There’s a lovely scene where Beth has been invited over to the house of Mr. Lawrence to play the piano there, and she begins, and the empty house fills with music, and we see him break down on the staircase because it reminds him of his dead daughter and the music sheused to play. Not only is it a beautiful scene—and good to see you again, Mr. Cooper—but it also made me realize that in the 1860s this was the only way you could get music into your home. I knew this already, of course, but it just hit home here. You had to produce it yourself. None of this passive bullshit. One wonders what all of that passivity has done to us as a species.
Message movie
So, yes, I loved the stuff that stuck me in the 19th century. Less so the scenes that took me out it. At one point, Laurie and Amy are talking love, and how much control we have over it, and Amy suddenly starts talking not love but marriage:
As a woman, I have no way to make money, not enough to earn a living and support my family. Even if I had my own money, which I don‘t, it would belong to my husband the minute we were married. If we had children they would belong to him not me. They would be his property. So don’t sit there and tell me that marriage isn't an economic proposition, because it is. It may not be for you but it most certainly is for me.
Immediately I thought: That sounds like something Gerwig added to tell modern audiences how few rights women had back then.
Yep. Gerwig added it at Meryl Streep’s suggestion to give modern audiences “the opportunity to understand the true powerlessness of women in that period.” I get it, sure, but was there no other way? Took me right out of the story. I was no longer watching 19th-century Amy as written by Louisa May Alcott but 21st-century Florence Pugh as written by Greta Gerwig. It clunked. It flashed: MESSAGE.

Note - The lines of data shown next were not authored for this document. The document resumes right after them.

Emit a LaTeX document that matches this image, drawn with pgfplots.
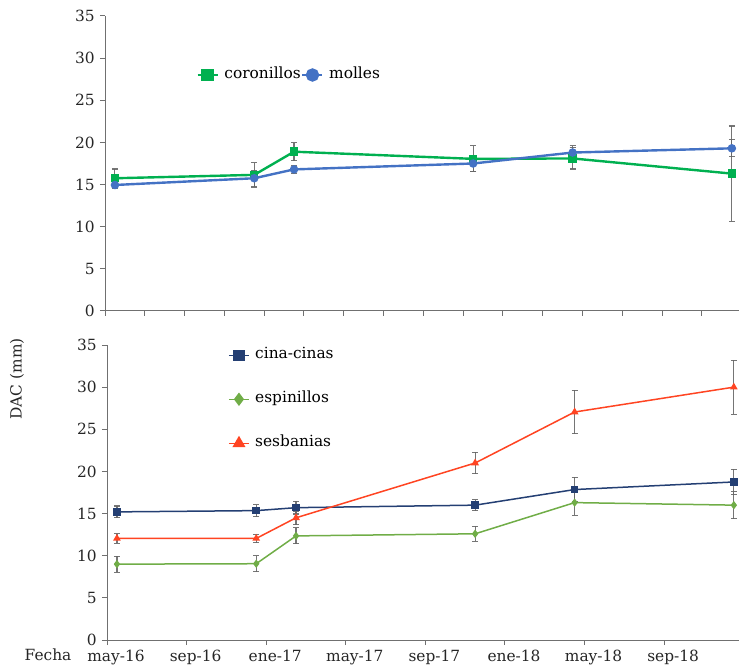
\documentclass[border=0pt]{standalone}
\usepackage{pgfplots}
\pgfplotsset{compat=1.18}
\usepackage{fontspec}
\setmainfont{DejaVu Serif}
\definecolor{cgreen}{HTML}{00B050}
\definecolor{cblue}{HTML}{4472C4}
\definecolor{cnavy}{HTML}{243F73}
\definecolor{clgreen}{HTML}{70AD47}
\definecolor{cred}{HTML}{FF4422}
\definecolor{ebar}{HTML}{666666}
\definecolor{axgray}{HTML}{707070}
\pgfplotsset{
  base/.style={
    scale only axis, anchor=south west,
    ymin=0, ymax=35, ytick={0,5,...,35},
    axis x line=bottom, axis y line=left,
    axis line style={-, draw=axgray, line width=1pt},
    tick style={draw=axgray, line width=1pt},
    tick align=outside, major tick length=5pt,
    /pgf/number format/assume math mode=true,
    ticklabel style={text=black!85},
    clip=false,
    legend cell align=left,
  },
  ebars/.style={error bars/.cd, y dir=both, y explicit,
    error bar style={color=ebar, line width=1.1pt, opacity=0.9},
    error mark options={rotate=90, mark size=3pt, color=ebar, line width=1.1pt}},
}
\begin{document}
\fontsize{15.4}{18}\selectfont
\begin{tikzpicture}[x=1pt,y=1pt]
\useasboundingbox (0,0) rectangle (739,667);
% top panel
\begin{axis}[base, at={(105pt,356pt)}, width=634pt, height=295pt,
  xmin=0, xmax=31.86, xtick={0,2,...,30}, xticklabels=\empty,
  legend columns=-1,
  legend image code/.code={\draw[mark repeat=2,mark phase=2,#1] plot coordinates {(0pt,0pt) (10pt,0pt) (20pt,0pt)};},
  legend style={draw=none, fill=none, inner sep=0pt, at={(0.1440,0.800)}, anchor=west,
    nodes={inner sep=0.5pt, text height=11pt, text depth=3pt},
    /tikz/every odd column/.append style={column sep=5pt},
    /tikz/every even column/.append style={column sep=0pt}},
]
\addplot[color=cgreen, line width=2.4pt, mark=square*, mark size=3pt, mark options={fill=cgreen}, forget plot, ebars]
 table[x=x, y=y, y error=e] {
x y e
0.5 15.75 1.1
7.5 16.15 1.45
9.5 18.9 1.05
18.5 18.05 1.55
23.5 18.1 1.25
31.5 16.3 5.65
};
\addplot[color=cblue, line width=2.4pt, mark=*, mark size=3pt, mark options={fill=cblue}, forget plot, ebars]
 table[x=x, y=y, y error=e] {
x y e
0.5 14.95 0.4
7.5 15.75 0.95
9.5 16.8 0.5
18.5 17.5 0.9
23.5 18.8 0.8
31.5 19.3 1.0
};
\addlegendimage{color=cgreen, line width=2.4pt, mark=square*, mark size=5pt, mark options={fill=cgreen}}
\addlegendentry{coronillos}
\addlegendimage{color=cblue, line width=2.4pt, mark=*, mark size=5.5pt, mark options={fill=cblue}}
\addlegendentry{molles}
\end{axis}
% bottom panel
\begin{axis}[base, at={(107pt,27pt)}, width=632pt, height=295pt,
  xmin=0, xmax=31.76, xtick={0,4,...,28},
  xticklabels={may-16,sep-16,ene-17,may-17,sep-17,ene-18,may-18,sep-18},
  xticklabel style={xshift=9pt},
  legend image code/.code={\draw[mark repeat=2,mark phase=2,#1] plot coordinates {(0pt,0pt) (10pt,0pt) (20pt,0pt)};},
  legend style={draw=none, fill=none, inner sep=0pt, at={(0.1915,0.993)}, anchor=north west,
    nodes={inner sep=0.5pt, text height=11pt, text depth=4pt},
    row sep=28pt,
    /tikz/every odd column/.append style={column sep=5pt}},
]
\addplot[color=cnavy, line width=1.5pt, mark=square*, mark size=3pt, mark options={fill=cnavy}, forget plot, ebars]
 table[x=x, y=y, y error=e] {
x y e
0.5 15.2 0.7
7.5 15.35 0.7
9.5 15.7 0.75
18.5 16.0 0.65
23.5 17.85 1.45
31.5 18.75 1.5
};
\addplot[color=clgreen, line width=1.5pt, mark=diamond*, mark size=3pt, mark options={fill=clgreen}, forget plot, ebars]
 table[x=x, y=y, y error=e] {
x y e
0.5 9.0 0.95
7.5 9.05 0.95
9.5 12.35 0.95
18.5 12.6 0.9
23.5 16.3 1.5
31.5 16.0 1.6
};
\addplot[color=cred, line width=1.5pt, mark=triangle*, mark size=3pt, mark options={fill=cred}, forget plot, ebars]
 table[x=x, y=y, y error=e] {
x y e
0.5 12.05 0.55
7.5 12.05 0.5
9.5 14.5 0.8
18.5 21.0 1.25
23.5 27.05 2.6
31.5 30.0 3.2
};
\addlegendimage{color=cnavy, line width=1.5pt, mark=square*, mark size=5pt, mark options={fill=cnavy}}
\addlegendentry{cina-cinas}
\addlegendimage{color=clgreen, line width=1.5pt, mark=diamond*, mark size=5.5pt, mark options={fill=clgreen}}
\addlegendentry{espinillos}
\addlegendimage{color=cred, line width=1.5pt, mark=triangle*, mark size=6pt, mark options={fill=cred}}
\addlegendentry{sesbanias}
\end{axis}
\node[rotate=90, text=black!85] at (17,288) {DAC (mm)};
\node[text=black!85] at (48,12) {Fecha};
\end{tikzpicture}
\end{document}
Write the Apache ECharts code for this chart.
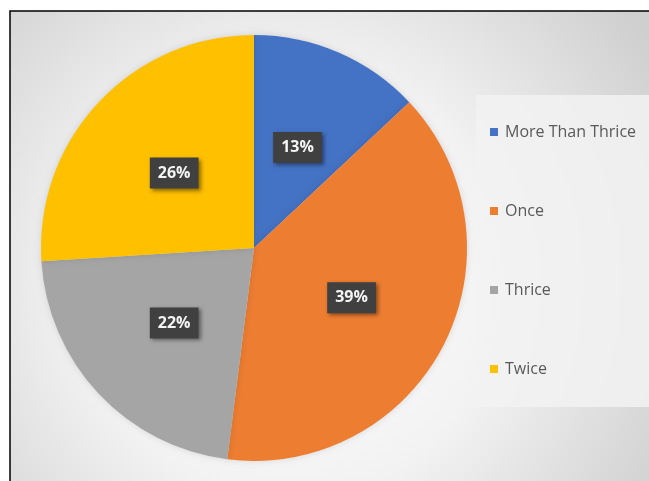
<!DOCTYPE html>
<html>
<head>
<meta charset="utf-8">
<style>
  html, body { margin: 0; padding: 0; background: #ffffff; }
  #chart { width: 649px; height: 481px; }
</style>
<script src="https://cdn.jsdelivr.net/npm/echarts@6/dist/echarts.min.js"></script>
</head>
<body>
<div id="chart"></div>
<script>
// How often: share of respondents per answer
const categories = ['More Than Thrice', 'Once', 'Thrice', 'Twice'];
const shares = [13, 39, 22, 26];
const colors = ['#4472C4', '#ED7D31', '#A5A5A5', '#FFC000'];

const chart = echarts.init(document.getElementById('chart'), null, { renderer: 'canvas' });

const pieData = categories.map((name, i) => ({
  name: name,
  value: shares[i],
  itemStyle: { color: colors[i] }
}));

chart.setOption({
  animation: false,
  graphic: [
    {
      type: 'rect',
      z: -10,
      silent: true,
      shape: { x: 10, y: 11, width: 700, height: 600 },
      style: {
        fill: {
          type: 'radial', x: 0.4, y: 0.45, r: 0.72,
          colorStops: [
            { offset: 0, color: '#ffffff' },
            { offset: 0.5, color: '#f2f2f2' },
            { offset: 1, color: '#cfcfcf' }
          ]
        },
        stroke: '#000000',
        lineWidth: 1.5
      }
    },
    {
      type: 'rect',
      z: -5,
      silent: true,
      shape: { x: 476, y: 95, width: 200, height: 312 },
      style: { fill: 'rgba(242,242,242,0.85)' }
    }
  ],
  legend: {
    orient: 'vertical',
    left: 490,
    top: 123,
    padding: 0,
    itemWidth: 8,
    itemHeight: 8,
    itemGap: 61,
    icon: 'rect',
    data: categories,
    textStyle: {
      color: '#595959',
      fontSize: 16,
      fontFamily: 'Open Sans',
      lineHeight: 18,
      padding: [0, 0, 0, 2]
    }
  },
  series: [
    {
      type: 'pie',
      center: [254, 248],
      radius: [0, 213],
      startAngle: 90,
      clockwise: true,
      avoidLabelOverlap: false,
      data: pieData,
      itemStyle: {
        shadowBlur: 6,
        shadowColor: 'rgba(0,0,0,0.12)'
      },
      label: {
        position: 'inside',
        formatter: p => p.value + '%',
        color: '#f4f4f4',
        fontSize: 16,
        fontWeight: 'bold',
        fontFamily: 'Open Sans',
        backgroundColor: '#404040',
        padding: [8, 8, 7, 8],
        shadowBlur: 4,
        shadowColor: 'rgba(0,0,0,0.45)',
        shadowOffsetX: 2,
        shadowOffsetY: 2
      },
      labelLine: { show: false },
      emphasis: { disabled: true }
    }
  ]
});
</script>
</body>
</html>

Let me add this. One of the toughest things to show on screen is artistic creativity, since in reality it’s a slog. Writing’s the worst. At least painting is visual (see: “New York Stories”), while music can soar (see: “Amadeus”). But watching someone writing is watching someone doing nothing. Yet the scenes where Jo begins the book that becomes “Little Women,” are marvels—from setting up the candles and her notebook just so, to the flurry of work, and the exhaustion, and the flurry of work again, and laying all the papers out on the attic floor—to dry, re-read, edit. I won’t ever forget those papers lined up in neat rows. Gerwig made writing look like something gorgeous in the doing.